§ **THE EXERCISE**: Pick out each line of the records in which the word "LaTeX" appears.

§ **DATA FOR THIS TASK**:
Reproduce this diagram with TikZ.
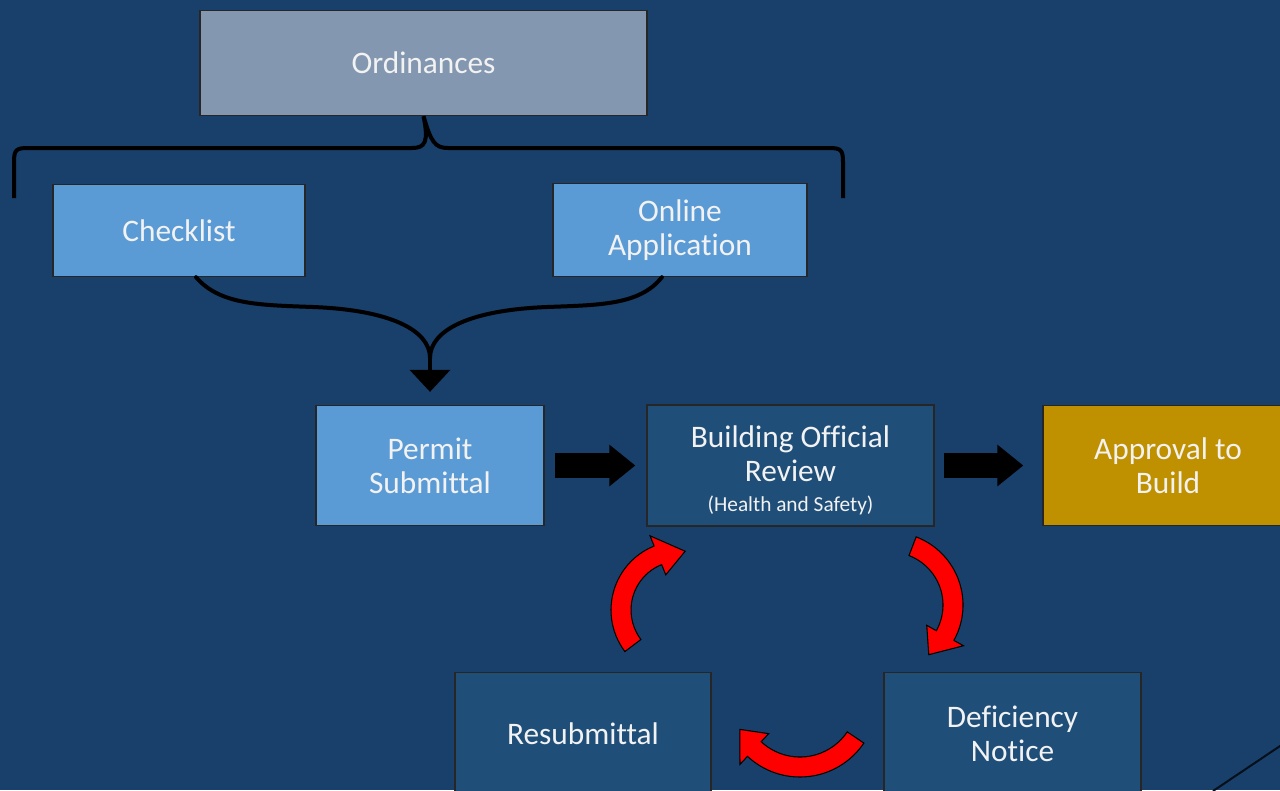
\documentclass[tikz,border=0pt]{standalone}
\usepackage{fontspec}
\setmainfont{Carlito}[Ligatures=NoCommon]
\usepackage{xcolor}
\usetikzlibrary{arrows.meta}

\newdimen\px \px=0.75pt
\definecolor{slidebg}{HTML}{193F6B}
\definecolor{ordgray}{HTML}{8497B0}
\definecolor{lightblue}{HTML}{5B9BD5}
\definecolor{darkblue}{HTML}{1F4E79}
\definecolor{gold}{HTML}{BF9000}
\definecolor{textwhite}{HTML}{F2F2F2}

% center, start angle, end angle, radius, tip angle
\newcommand{\bendarrow}[5]{%
\filldraw[bendfill, shift={(#1)}] (#2:#4+10) arc[start angle=#2, end angle=#3, radius=#4+10] -- (#3:#4+21) -- (#5:#4) -- (#3:#4-21) -- (#3:#4-10) arc[start angle=#3, end angle=#2, radius=#4-10] -- cycle ;}

\begin{document}
\begin{tikzpicture}[x=0.75pt,y=0.75pt,yscale=-1,xscale=1,
  box/.style={draw=black!85, line width=1pt, text=textwhite, align=center, inner sep=0pt, font=\fontsize{23.5pt}{25.5pt}\selectfont},
  blockarrow/.style={line width=18.75pt, -{Triangle[length=19.5pt,width=30pt]}},
  curvelink/.style={line width=3pt, line cap=round},
  bendfill/.style={fill=red, draw=black, line width=0.8pt}]

\useasboundingbox (0,0) rectangle (1280,790);
\fill[slidebg] (0,0) rectangle (1280,790);
\clip (0,0) rectangle (1280,790);

\node[box, fill=ordgray, minimum width=447\px, minimum height=105\px] (ordinances) at (423.5,63) {Ordinances};

\node[box, fill=lightblue, minimum width=252\px, minimum height=92\px] (checklist) at (179,230.5) {Checklist};

\node[box, fill=lightblue, minimum width=254\px, minimum height=93\px] (online) at (680,230) {Online\\Application};

\node[box, fill=lightblue, minimum width=228\px, minimum height=120\px] (permit) at (430,465.5) {Permit\\Submittal};

\node[box, fill=darkblue, minimum width=287\px, minimum height=121\px] (review) at (790.5,465.5) {\rule{0pt}{24pt}Building Official\\Review\\[-3pt]{\fontsize{16pt}{19pt}\selectfont (Health and Safety)}};

\node[box, fill=gold, minimum width=250\px, minimum height=120\px] (approval) at (1168,465.5) {Approval to\\Build};

\node[box, fill=darkblue, minimum width=256\px, minimum height=122\px] (resubmittal) at (583,733.5) {Resubmittal};

\node[box, fill=darkblue, minimum width=257\px, minimum height=122\px] (deficiency) at (1012.5,733.5) {Deficiency\\Notice};

% brace under the ordinances
\draw[curvelink, line cap=butt] (14,198) -- (14,162) .. controls (14,150) and (16,148) .. (28,148) -- (412,148) .. controls (425,148) and (429,142) .. (ordinances.south) .. controls (431,142) and (435,148) .. (448,148) -- (829,148) .. controls (841,148) and (843,150) .. (843,162) -- (843,198) ;

\coordinate (merge) at (430,358);

\draw[curvelink] (checklist.-70) .. controls (220,305) and (260,305) .. (313,307) .. controls (390,310) and (430,330) .. (merge) ;
\draw[curvelink] (online.-111) .. controls (640,305) and (600,305) .. (547,307) .. controls (470,310) and (430,330) .. (merge) ;
\draw[line width=3pt, -{Triangle[length=16.5pt,width=30pt]}, shorten >=9.75pt] (merge) -- (permit.north) ;

\draw[blockarrow, shorten <=7.5pt, shorten >=8.25pt] (permit.east) -- (review.west) ;
\draw[blockarrow, shorten <=6.75pt, shorten >=14.25pt] (review.east) -- (approval.west) ;

\bendarrow{680,610}{143}{248}{59}{275}
\bendarrow{890,605}{-69}{29}{63}{52}
\bendarrow{800,700}{34}{133}{67}{154}

\draw[color=black!75!slidebg, line width=1.5pt] (1213,791) -- (1283,744) ;
\end{tikzpicture}
\end{document}
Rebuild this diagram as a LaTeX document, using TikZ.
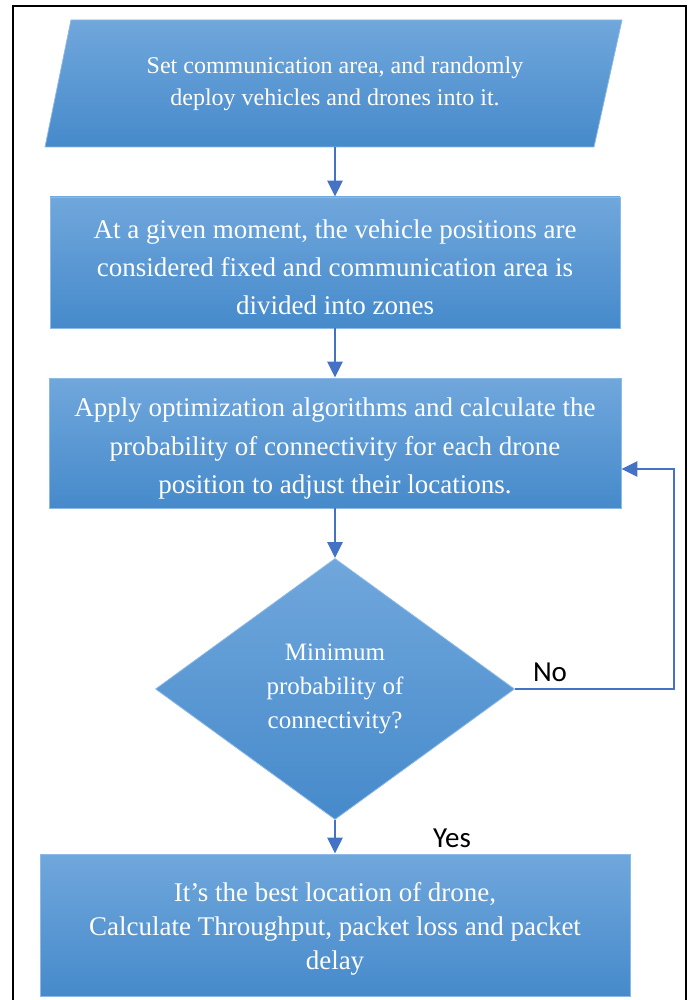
\documentclass[tikz,border=0pt]{standalone}
\usepackage{fontspec}
\setmainfont{Liberation Serif}
\newfontfamily\labelfont{Carlito}
\usetikzlibrary{shapes.geometric,arrows.meta,calc}

\definecolor{boxtop}{RGB}{112,167,220}
\definecolor{boxbot}{RGB}{70,138,203}
\definecolor{boxedge}{RGB}{140,185,230}
\definecolor{flowline}{RGB}{68,114,196}

\begin{document}
\begin{tikzpicture}[x=1pt, y=-1pt,
  stepbox/.style={rectangle, top color=boxtop, bottom color=boxbot, draw=boxedge, line width=0.8pt, inner sep=0pt},
  decide/.style={diamond, top color=boxtop, bottom color=boxbot, draw=boxedge, line width=0.8pt,
    text=white, align=center, inner sep=0pt, font=\fontsize{25}{34}\selectfont},
  txt/.style={text=white, align=center, inner sep=0pt, font=\fontsize{27}{#1}\selectfont},
  lbl/.style={font=\labelfont\fontsize{29}{34}\selectfont, inner sep=0pt},
  flow/.style={draw=flowline, line width=2.8pt, -{Triangle[length=16pt,width=15pt]}}]
  \useasboundingbox (0,0) rectangle (692,1000);
  \draw[line width=2.5pt] (13,1003) -- (13,6) -- (686,6) -- (686,1003);

  \shade[top color=boxtop, bottom color=boxbot] (71,20) -- (622,20) -- (594,147) -- (45,147) -- cycle;
  \draw[boxedge, line width=0.8pt] (71,20) -- (622,20) -- (594,147) -- (45,147) -- cycle;
  \node[text=white, align=center, inner sep=0pt, minimum width=500pt, minimum height=127pt,
    font=\fontsize{24}{32}\selectfont] (setup) at (335,83.5)
    {Set communication area, and randomly\\deploy vehicles and drones into it.};

  \node[stepbox, minimum width=570pt, minimum height=131pt,
    label={[txt=38, yshift=-5pt]center:{At a given moment, the vehicle positions are\\considered fixed and communication area is\\divided into zones}}] (fix) at (335,262.5) {};
  \node[stepbox, minimum width=572pt, minimum height=130pt,
    label={[txt=38.5, yshift=-6pt]center:{Apply optimization algorithms and calculate the\\probability of connectivity for each drone\\position to adjust their locations.}}] (opt) at (335,443) {};
  \node[decide, minimum width=359pt, minimum height=261pt] (test) at (335,689)
    {Minimum\\probability of\\connectivity?};
  \node[stepbox, minimum width=590pt, minimum height=142pt,
    label={[txt=34, yshift=-4pt]center:{It’s the best location of drone,\\Calculate Throughput, packet loss and packet\\delay}}] (result) at (335,925) {};

  \node[lbl] (no) at (550,672) {No};
  \node[lbl] (yes) at (452,838) {Yes};
  \coordinate (turn) at (674,469);

  \draw[flow] (setup) -- (fix);
  \draw[flow] (fix) -- (opt);
  \draw[flow] (opt) -- (test);
  \draw[flow] (test) -- (result);
  \draw[flow] (test.east) -| (turn) -- (turn -| opt.east);
\end{tikzpicture}
\end{document}
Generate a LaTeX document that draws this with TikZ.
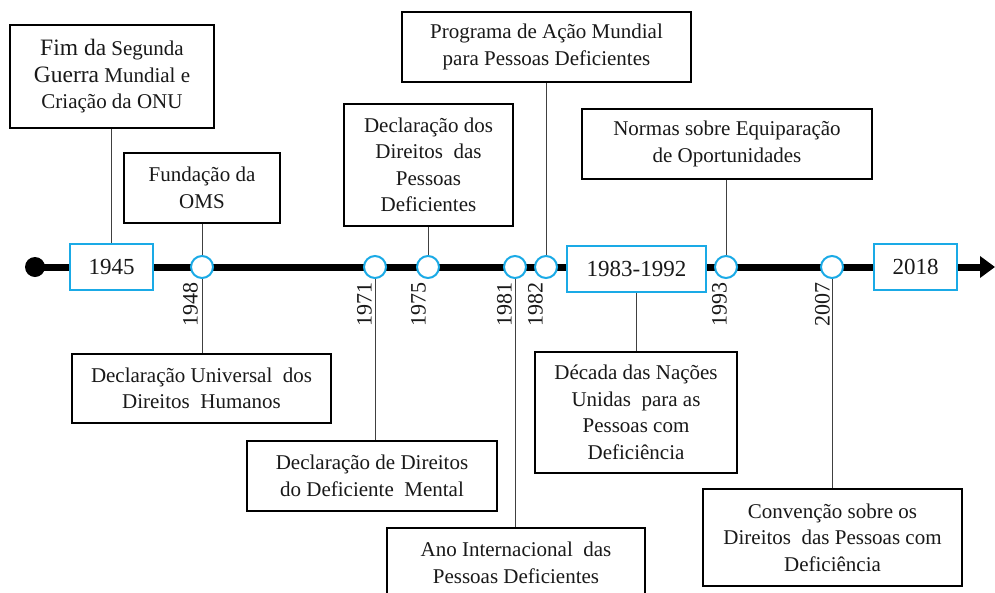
\documentclass[tikz,border=0pt]{standalone}
\usepackage{fontspec}
\setmainfont{Liberation Serif}
\usetikzlibrary{arrows.meta}
\definecolor{tlblue}{HTML}{1AAAE6}
\begin{document}
\begin{tikzpicture}[x=1pt,y=-1pt,
  evbox/.style={draw=black, line width=1.6pt, fill=white, align=center, inner sep=0pt, text=black!90, font=\fontsize{21}{26.5}\selectfont},
  yrbox/.style={draw=tlblue, line width=2.2pt, fill=white, inner sep=0pt, text=black!90, font=\fontsize{23}{27}\selectfont},
  ydot/.style={circle, draw=tlblue, line width=2pt, fill=white, minimum size=22pt, inner sep=0pt},
  yrlab/.style={rotate=90, anchor=south east, inner sep=0pt, text=black!90, font=\fontsize{22}{22}\selectfont},
  conn/.style={draw=black!75, line width=0.9pt}]
\useasboundingbox (0,0) rectangle (995,592);
\clip (0,0) rectangle (995,592);
\fill[white] (0,0) rectangle (995,592);
% timeline
\coordinate (tlend) at (995,267);
\node[circle, fill=black, minimum size=20pt, inner sep=0pt] (tlstart) at (35,267) {};
\draw[line width=7pt, -{Triangle[length=15pt,width=21pt]}] (tlstart.center) -- (tlend);
% year boxes
\node[yrbox, minimum width=83pt, minimum height=46pt] (y1945) at (111.5,267) {1945};
\node[yrbox, minimum width=139pt, minimum height=46pt] (y1983) at (636.5,269) {1983-1992};
\node[yrbox, minimum width=83pt, minimum height=46pt] (y2018) at (915.5,267) {2018};
% circles
\node[ydot] (c1948) at (202,267) {};
\node[ydot] (c1971) at (375,267) {};
\node[ydot] (c1975) at (428,267) {};
\node[ydot] (c1981) at (515,267) {};
\node[ydot] (c1982) at (546,267) {};
\node[ydot] (c1993) at (726,267) {};
\node[ydot] (c2007) at (832,267) {};
% year labels
\node[yrlab] (l1948) at (198,282) {1948};
\node[yrlab] (l1971) at (372,282) {1971};
\node[yrlab] (l1975) at (426,282) {1975};
\node[yrlab] (l1981) at (512,282) {1981};
\node[yrlab] (l1982) at (543,282) {1982};
\node[yrlab] (l1993) at (727,282) {1993};
\node[yrlab] (l2007) at (830,282) {2007};
% event boxes
\node[evbox, minimum width=204pt, minimum height=103pt] (fim) at (112,76.5)
  {{\fontsize{23.5}{27}\selectfont Fim da} Segunda\\{\fontsize{23.5}{27}\selectfont Guerra} Mundial e\\Criação da ONU};
\node[evbox, minimum width=156pt, minimum height=70pt] (oms) at (202,188) {Fundação da\\OMS};
\node[evbox, minimum width=169pt, minimum height=122pt] (ddpd) at (428.5,165) {Declaração dos\\Direitos~ das\\Pessoas\\Deficientes};
\node[evbox, minimum width=289pt, minimum height=70pt] (prog) at (546.5,47) {Programa de Ação Mundial\\para Pessoas Deficientes};
\node[evbox, minimum width=290pt, minimum height=70pt] (normas) at (727,144) {Normas sobre Equiparação\\de Oportunidades};
\node[evbox, minimum width=259pt, minimum height=69pt] (dudh) at (201.5,388.5) {Declaração Universal~ dos\\Direitos~ Humanos};
\node[evbox, minimum width=250pt, minimum height=70pt] (ddm) at (372,476) {Declaração de Direitos\\do Deficiente~ Mental};
\node[evbox, minimum width=258pt, minimum height=70pt] (ano) at (516,563) {Ano Internacional~ das\\Pessoas Deficientes};
\node[evbox, minimum width=202pt, minimum height=121pt] (decada) at (636,412.5) {Década das Nações\\Unidas~ para as\\Pessoas com\\Deficiência};
\node[evbox, minimum width=259pt, minimum height=97pt] (conv) at (832.5,537.5) {Convenção sobre os\\Direitos~ das Pessoas com\\Deficiência};
% connectors
\draw[conn] (y1945.north) -- (y1945.north |- fim.south);
\draw[conn] (c1948.north) -- (c1948.north |- oms.south);
\draw[conn] (c1948.south) -- (c1948.south |- dudh.north);
\draw[conn] (c1971.south) -- (c1971.south |- ddm.north);
\draw[conn] (c1975.north) -- (c1975.north |- ddpd.south);
\draw[conn] (c1981.south) -- (c1981.south |- ano.north);
\draw[conn] (c1982.north) -- (c1982.north |- prog.south);
\draw[conn] (y1983.south) -- (y1983.south |- decada.north);
\draw[conn] (c1993.north) -- (c1993.north |- normas.south);
\draw[conn] (c2007.south) -- (c2007.south |- conv.north);
\end{tikzpicture}
\end{document}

§ **EXERCISE RESULT**:
Rebuild this diagram as a LaTeX document, using TikZ.
Generate a LaTeX document that draws this with TikZ.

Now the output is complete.